(Code that draws figures)
>> Begin

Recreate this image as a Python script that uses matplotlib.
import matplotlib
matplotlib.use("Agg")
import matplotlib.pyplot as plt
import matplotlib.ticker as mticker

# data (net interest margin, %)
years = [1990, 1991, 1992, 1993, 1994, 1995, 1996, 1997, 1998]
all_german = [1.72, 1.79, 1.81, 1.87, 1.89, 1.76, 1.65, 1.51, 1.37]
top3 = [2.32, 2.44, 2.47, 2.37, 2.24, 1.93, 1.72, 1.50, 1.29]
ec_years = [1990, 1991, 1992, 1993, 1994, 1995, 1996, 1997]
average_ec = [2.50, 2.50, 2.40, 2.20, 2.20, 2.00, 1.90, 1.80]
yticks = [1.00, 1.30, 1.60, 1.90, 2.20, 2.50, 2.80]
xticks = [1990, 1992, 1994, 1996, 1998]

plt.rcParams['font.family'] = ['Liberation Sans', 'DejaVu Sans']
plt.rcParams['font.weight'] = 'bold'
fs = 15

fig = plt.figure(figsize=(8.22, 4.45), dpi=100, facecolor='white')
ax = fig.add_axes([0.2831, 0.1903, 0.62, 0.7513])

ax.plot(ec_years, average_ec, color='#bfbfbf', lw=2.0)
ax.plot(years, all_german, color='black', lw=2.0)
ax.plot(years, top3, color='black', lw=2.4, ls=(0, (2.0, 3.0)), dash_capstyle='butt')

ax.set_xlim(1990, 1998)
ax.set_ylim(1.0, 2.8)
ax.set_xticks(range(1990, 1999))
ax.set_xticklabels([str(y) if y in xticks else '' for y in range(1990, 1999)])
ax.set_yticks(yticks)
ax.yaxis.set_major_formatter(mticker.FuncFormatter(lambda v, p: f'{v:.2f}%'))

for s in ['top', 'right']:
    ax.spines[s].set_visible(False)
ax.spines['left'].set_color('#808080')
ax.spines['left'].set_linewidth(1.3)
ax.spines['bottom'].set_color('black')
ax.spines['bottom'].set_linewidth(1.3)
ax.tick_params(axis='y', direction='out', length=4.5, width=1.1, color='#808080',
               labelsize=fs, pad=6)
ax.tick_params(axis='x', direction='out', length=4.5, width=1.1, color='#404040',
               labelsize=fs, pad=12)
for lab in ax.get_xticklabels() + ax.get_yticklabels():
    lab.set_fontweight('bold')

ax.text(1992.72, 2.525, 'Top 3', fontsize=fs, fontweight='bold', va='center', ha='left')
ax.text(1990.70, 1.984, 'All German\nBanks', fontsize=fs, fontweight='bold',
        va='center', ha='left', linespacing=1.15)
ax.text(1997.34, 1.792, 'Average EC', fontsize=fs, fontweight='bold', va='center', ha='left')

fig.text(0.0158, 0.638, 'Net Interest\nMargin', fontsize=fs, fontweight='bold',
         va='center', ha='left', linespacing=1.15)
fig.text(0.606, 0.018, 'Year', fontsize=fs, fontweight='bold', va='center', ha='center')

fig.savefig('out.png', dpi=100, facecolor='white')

>> End
>> Begin

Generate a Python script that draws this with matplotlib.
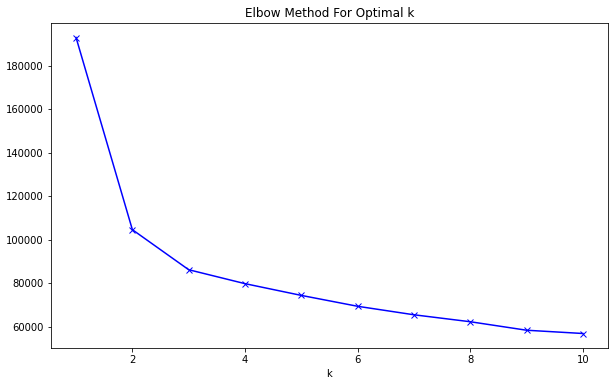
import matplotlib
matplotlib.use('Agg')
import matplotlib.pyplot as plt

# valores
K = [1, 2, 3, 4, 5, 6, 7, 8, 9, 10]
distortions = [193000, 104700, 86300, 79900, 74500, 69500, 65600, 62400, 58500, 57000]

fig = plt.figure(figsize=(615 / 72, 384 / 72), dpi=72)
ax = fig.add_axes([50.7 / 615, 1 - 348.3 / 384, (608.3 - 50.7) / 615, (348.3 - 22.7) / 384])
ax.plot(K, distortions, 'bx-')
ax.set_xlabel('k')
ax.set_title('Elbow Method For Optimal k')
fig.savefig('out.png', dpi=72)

>> End

# [Work to do]
Leave the pictures out, then copy word for word only the lines from the one containing "Generate a Python" through the one containing "fig.savefig('out.png', dpi=72)", both included.

# [Solution to this problem]
Generate a Python script that draws this with matplotlib.
import matplotlib
matplotlib.use('Agg')
import matplotlib.pyplot as plt

# valores
K = [1, 2, 3, 4, 5, 6, 7, 8, 9, 10]
distortions = [193000, 104700, 86300, 79900, 74500, 69500, 65600, 62400, 58500, 57000]

fig = plt.figure(figsize=(615 / 72, 384 / 72), dpi=72)
ax = fig.add_axes([50.7 / 615, 1 - 348.3 / 384, (608.3 - 50.7) / 615, (348.3 - 22.7) / 384])
ax.plot(K, distortions, 'bx-')
ax.set_xlabel('k')
ax.set_title('Elbow Method For Optimal k')
fig.savefig('out.png', dpi=72)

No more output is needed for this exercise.